New: PhiloLogic 3.2 (beta) release available (August 2010)
What is PhiloLogic?
PhiloLogic™ is the primary full-text search, retrieval and analysis tool developed by the ARTFL Project and the Digital Library Development Center (DLDC) at the University of Chicago. This is a Free Software implementation of PhiloLogic for large TEI-Lite document collections. The wide array of XML data specifications and the recent deployment of basic XML processing tools provides an important opportunity for the collaborative development of higher-level, interoperable tools for Humanities Computing applications. The sophistication and power of the TEI-XML encoding specification supports the development of extremely rich textual data representations that encourage, if not require, development of sets of tools to exploit features of encoded text to perform particular tasks. It may be the case that one general tool will never fit all possible uses for encoded documents, but that a set of more specialized, interoperable tools for end-user applications will provide a mechanism for cost-effective deployment of end-user applications.

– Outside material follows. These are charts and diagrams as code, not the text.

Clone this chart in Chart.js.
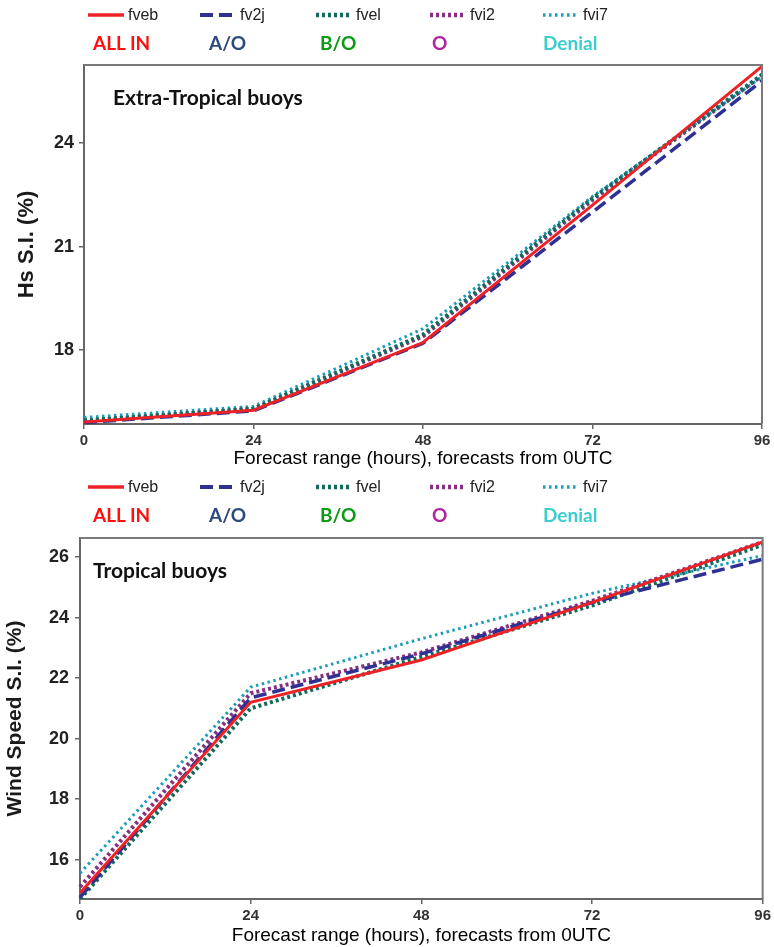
<!DOCTYPE html>
<html>
<head>
<meta charset="utf-8">
<script src="https://cdn.jsdelivr.net/npm/chart.js@4.4.1/dist/chart.umd.min.js"></script>
<style>
    body {
        margin: 0;
        background: #fff;
        width: 774px;
        height: 947px;
        position: relative;
        overflow: hidden;
        font-family: "Liberation Sans", Arial, sans-serif;
    }
    canvas {
        position: absolute;
        left: 0;
    }
    .lg {
        position: absolute;
        white-space: nowrap;
        line-height: 24px;
        height: 24px;
    }
    .name {
        font-size: 16px;
        color: #222;
    }
    .group {
        font-family: Lato, "Open Sans", sans-serif;
        font-weight: bold;
        font-size: 19px;
    }
    .note {
        position: absolute;
        font-family: Lato, "Open Sans", sans-serif;
        font-weight: bold;
        font-size: 21px;
        line-height: 26px;
        color: #111;
        white-space: nowrap;
    }
</style>
</head>
<body>
<canvas id="hsChart" width="774" height="470" style="top:0"></canvas>
<canvas id="windChart" width="774" height="477" style="top:470px"></canvas>
<div class="note" style="left:113px;top:84px">Extra-Tropical buoys</div>
<div class="note" style="left:93px;top:557px">Tropical buoys</div>
<script>
// forecast range (hours)
const hours = ["0", "24", "48", "72", "96"];
const seriesNames = ["fveb", "fv2j", "fvel", "fvi2", "fvi7"];
const groupNames = ["ALL IN", "A/O", "B/O", "O", "Denial"];

// Extra-Tropical buoys, Hs S.I. (%)
const hsFveb = [15.92, 16.26, 18.22, 22.2, 26.22];
const hsFv2j = [15.9, 16.24, 18.2, 22.0, 25.8];
const hsFvel = [15.96, 16.3, 18.45, 22.4, 25.98];
const hsFvi2 = [15.95, 16.3, 18.4, 22.35, 25.95];
const hsFvi7 = [16.05, 16.37, 18.62, 22.45, 25.92];
const hsTicks = [18, 21, 24];

// Tropical buoys, Wind Speed S.I. (%)
const windFveb = [14.9, 21.2, 22.6, 24.5, 26.5];
const windFv2j = [14.75, 21.35, 22.8, 24.5, 25.93];
const windFvel = [14.7, 21.0, 22.7, 24.4, 26.4];
const windFvi2 = [15.1, 21.5, 22.85, 24.55, 26.5];
const windFvi7 = [15.55, 21.7, 23.3, 24.8, 26.05];
const windTicks = [16, 18, 20, 22, 24, 26];

const lineStyles = [
    { color: "#ec2227", dash: [], width: 3 },
    { color: "#2e3192", dash: [13, 6], width: 3.5 },
    { color: "#13695b", dash: [3, 3], width: 4 },
    { color: "#86307f", dash: [3, 3], width: 4 },
    { color: "#1b9cb9", dash: [2.5, 3.5], width: 3 },
];
const groupColors = ["#ff1010", "#2c4a7e", "#0a9a16", "#b0259f", "#3ecdcd"];

// gray frame on top / right of the plot area
const framePlugin = {
    id: "frame",
    afterDatasetsDraw(chart) {
        const a = chart.chartArea;
        const ctx = chart.ctx;
        ctx.save();
        ctx.strokeStyle = "#7a7a7a";
        ctx.lineWidth = 2;
        ctx.beginPath();
        ctx.moveTo(a.left, a.top);
        ctx.lineTo(a.right, a.top);
        ctx.lineTo(a.right, a.bottom);
        ctx.stroke();
        ctx.restore();
    },
};

function makeChart(id, seriesData, opts) {
    const datasets = seriesData.map((values, i) => ({
        label: seriesNames[i],
        data: values,
        borderColor: lineStyles[i].color,
        backgroundColor: lineStyles[i].color,
        borderWidth: lineStyles[i].width,
        borderDash: lineStyles[i].dash,
        pointRadius: 0,
        tension: 0,
        fill: false,
    }));

    return new Chart(document.getElementById(id), {
        type: "line",
        data: { labels: hours, datasets: datasets },
        plugins: [framePlugin],
        options: {
            responsive: false,
            animation: false,
            events: [],
            layout: { padding: { top: opts.padTop, right: opts.padRight, left: 0, bottom: 0 } },
            plugins: { legend: { display: false }, tooltip: { enabled: false } },
            scales: {
                x: {
                    offset: false,
                    afterFit(scale) {
                        scale.height = opts.xHeight;
                    },
                    border: { color: "#666", width: 2 },
                    grid: { drawOnChartArea: false, tickLength: 5, tickColor: "#666", lineWidth: 1.5 },
                    ticks: {
                        padding: 3,
                        color: "#333",
                        font: { family: "Liberation Sans", size: 15, weight: "bold" },
                        maxRotation: 0,
                    },
                    title: {
                        display: true,
                        text: "Forecast range (hours), forecasts from 0UTC",
                        color: "#000",
                        font: { family: "Liberation Sans", size: 19 },
                        padding: { top: 2, bottom: 0 },
                    },
                },
                y: {
                    min: opts.min,
                    max: opts.max,
                    afterFit(scale) {
                        scale.width = opts.yWidth;
                    },
                    afterBuildTicks(axis) {
                        axis.ticks = opts.ticks.map((v) => ({ value: v }));
                    },
                    border: { color: "#666", width: 2 },
                    grid: { drawOnChartArea: false, tickLength: 5, tickColor: "#666", lineWidth: 1.5 },
                    ticks: {
                        padding: opts.tickPad,
                        color: "#222",
                        font: { family: "Liberation Sans", size: 18, weight: "bold" },
                    },
                    title: {
                        display: true,
                        text: opts.yTitle,
                        color: "#1a1a1a",
                        font: { family: "Liberation Sans", size: opts.yTitleSize, weight: "bold" },
                        padding: { top: opts.yTitlePad, bottom: 0 },
                    },
                },
            },
        },
    });
}

function addLegend(rowTop) {
    const sampleX = [88, 200, 316, 430, 543];
    const groupX = [93, 209, 320, 432, 543];
    seriesNames.forEach((name, i) => {
        const st = lineStyles[i];
        const el = document.createElement("div");
        el.className = "lg name";
        el.style.left = sampleX[i] + "px";
        el.style.top = rowTop - 12 + "px";
        const dash = st.dash.length ? st.dash.join(" ") : "none";
        el.innerHTML =
            '<svg width="38" height="24" style="vertical-align:top">' +
            '<line x1="0" y1="12" x2="36" y2="12" stroke="' + st.color +
            '" stroke-width="' + (st.width + 0.5) + '" stroke-dasharray="' + dash + '"/></svg>' +
            '<span style="margin-left:2px">' + name + "</span>";
        document.body.appendChild(el);

        const g = document.createElement("div");
        g.className = "lg group";
        g.style.left = groupX[i] + "px";
        g.style.top = rowTop + 16 + "px";
        g.style.color = groupColors[i];
        g.textContent = groupNames[i];
        document.body.appendChild(g);
    });
}

document.addEventListener("DOMContentLoaded", function () {
    makeChart("hsChart", [hsFveb, hsFv2j, hsFvel, hsFvi2, hsFvi7], {
        padTop: 65,
        padRight: 12,
        xHeight: 46,
        yWidth: 84,
        min: 15.86,
        max: 26.26,
        ticks: hsTicks,
        tickPad: 5,
        yTitle: "Hs S.I. (%)",
        yTitleSize: 22,
        yTitlePad: 14,
    });

    makeChart("windChart", [windFveb, windFv2j, windFvel, windFvi2, windFvi7], {
        padTop: 68,
        padRight: 11,
        xHeight: 48,
        yWidth: 80,
        min: 14.7,
        max: 26.63,
        ticks: windTicks,
        tickPad: 6,
        yTitle: "Wind Speed S.I. (%)",
        yTitleSize: 21,
        yTitlePad: 3,
    });

    addLegend(15);
    addLegend(487);
});
</script>
</body>
</html>
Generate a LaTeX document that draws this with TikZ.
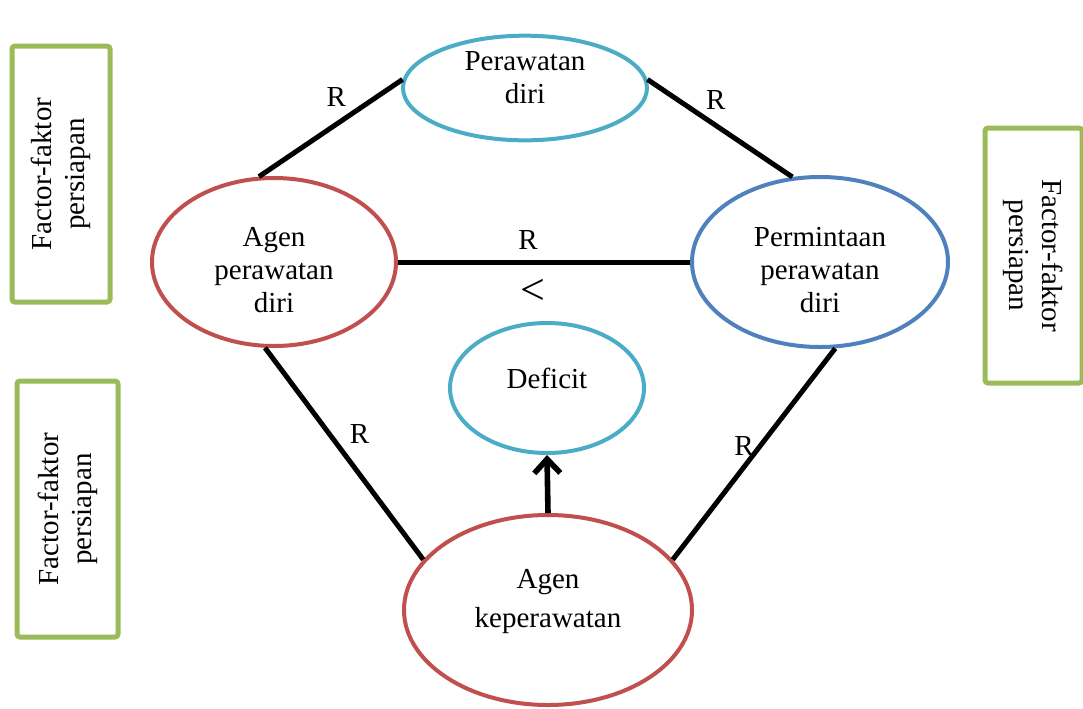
\documentclass[tikz,border=0pt]{standalone}
\usepackage{fontspec}
\setmainfont{Liberation Serif}
\usepackage{xcolor}
\usetikzlibrary{shapes.geometric, arrows.meta}

\definecolor{sky}{HTML}{4BACC6}
\definecolor{brick}{HTML}{C0504D}
\definecolor{steel}{HTML}{4F81BD}
\definecolor{leaf}{HTML}{9BBB59}

\begin{document}
\begin{tikzpicture}[
  x=0.5pt, y=-0.5pt,
  every node/.style={font=\fontsize{14.5}{16.5}\selectfont, align=center},
  oval/.style={ellipse, draw, line width=2pt, inner sep=0pt},
  factorbox/.style={draw=leaf, line width=2.5pt, rounded corners=1.5pt, fill=white},
  link/.style={line width=2.5pt, black},
  arrow/.style={line width=2.8pt, ->, >={Straight Barb[length=7pt,width=13pt]}},
  rel/.style={midway, inner sep=0pt}
]
  \useasboundingbox (0,0) rectangle (1083,708);

  % factor boxes
  \node (factL) [factorbox, rotate=90, minimum width=128pt, minimum height=49pt] at (61,174) {Factor-faktor\\persiapan};
  \node (factR) [factorbox, rotate=-90, minimum width=127.5pt, minimum height=48.5pt] at (1033.5,255.5) {Factor-faktor\\persiapan};
  \node (factB) [factorbox, rotate=90, minimum width=128pt, minimum height=50.5pt] at (67.5,509) {Factor-faktor\\persiapan};

  % ellipses
  \node (rawat) [oval, draw=sky, minimum width=122pt, minimum height=50pt] at (525,88) {Perawatan\\diri\\[-5.5pt]};
  \node (agen) [oval, draw=brick, minimum width=122pt, minimum height=84pt] at (274,262) {Agen\\perawatan\\diri\\[-24.5pt]};
  \node (minta) [oval, draw=steel, minimum width=128pt, minimum height=85pt] at (820,262) {Permintaan\\perawatan\\diri\\[-24.5pt]};
  \node (defisit) [oval, draw=sky, minimum width=97pt, minimum height=65pt] at (547,388) {Deficit\\[-6.5pt]};
  \node (perawat) [oval, draw=brick, minimum width=144pt, minimum height=95pt, font=\fontsize{14.5}{19.5}\selectfont] at (548,610) {Agen\\keperawatan\\[-7.5pt]};

  \node (kurang) at (533,292) {\fontsize{22}{22}\selectfont <};

  % relations
  \draw [link] (agen.100) -- (rawat.176) node [rel, xshift=2.75pt, yshift=15.75pt] {R};
  \draw [link] (rawat.4) -- (minta.108) node [rel, xshift=-2pt, yshift=14.25pt] {R};
  \draw [link] (agen.east) -- (minta.west) node [rel, xshift=-8pt, yshift=11pt] {R};
  \draw [link] (agen.264) -- (perawat.158) node [rel, xshift=7.75pt, yshift=9.75pt] {R};
  \draw [link] (minta.280) -- (perawat.22) node [rel, xshift=-5pt, yshift=4pt] {R};
  \draw [arrow] (perawat.north) -- (defisit.south);
\end{tikzpicture}
\end{document}
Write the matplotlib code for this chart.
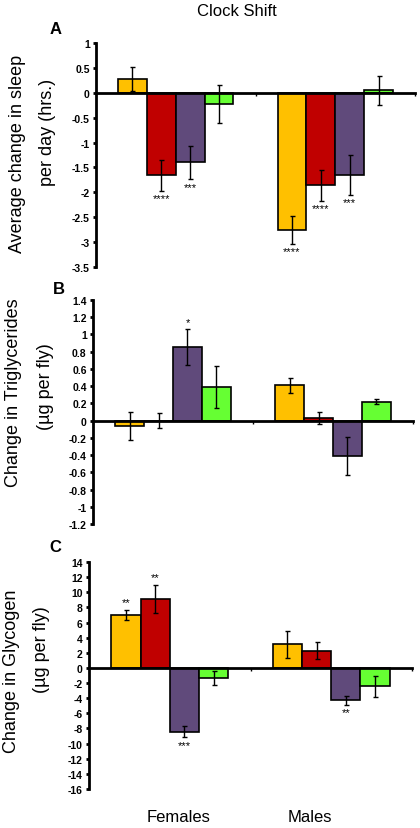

As the ARTFL Project's contribution to the collaborative development of these tools, PhiloLogic has been enhanced to support a wide variety of TEI-Lite (XML and SGML) encoded documents optionally using the Unicode character specification. We feel that Humanities Computing applications are particularly well suited to open source development by a community with wide ranging technical abilities that is not well supported by the commercial sector. Our goal is to provide as many features as possible while not requiring significant administrative or development work to use effectively.
Originally implemented to support large databases of French literature, PhiloLogic has been extended to support a wide variety of textual and hypermedia databases in collaboration with numerous academic institutions and, more recently, commercial organizations. PhiloLogic is a modular system, in which a textbase is treated as a set of coordinated or related databases, typically including an object (units of text such as a letter, scene, document, etc) database, a word forms database, a word concordance index mapped to textual objects, and an object manager mapping text objects to byte offsets in data files. Each of these databases is stored and managed using its own subsystem.
Reasons to use PhiloLogic:
light, fast, robust, extensively used and tested
few dependencies, basic installation almost wholly self-contained
out of the box operation with many configuration options
TEI-Lite XML/SGML (and variants such as MEP and CES) with Unicode support
support for plaintext, Dublin Core/HTML, and DocBook
MySQL back-end for bibliographic searching
optional XML-aware or non-XML bibliographic loaders
interoperability across certain systems
Check out our examples page for some of the running databases loaded using PhiloLogic. Many thanks to the Brown University Women Writers Project, the Margaret Sanger Papers Project, the Victorian Women Writers Project, Martin Mueller's Nameless Shakespeare Project, and the British Women Romantic Poets Project for providing us with these texts. Access to three of these databases is still pending approval from the data providers.
You may also be interested in looking at extensions to PhiloLogic, which are also available as open source releases. PhiloMine provides an interactive environment for a wide range of machine learning and text data mining functions. PhiloLine is an extension which uses a simple sequence alignment algorithm to detect similar passages.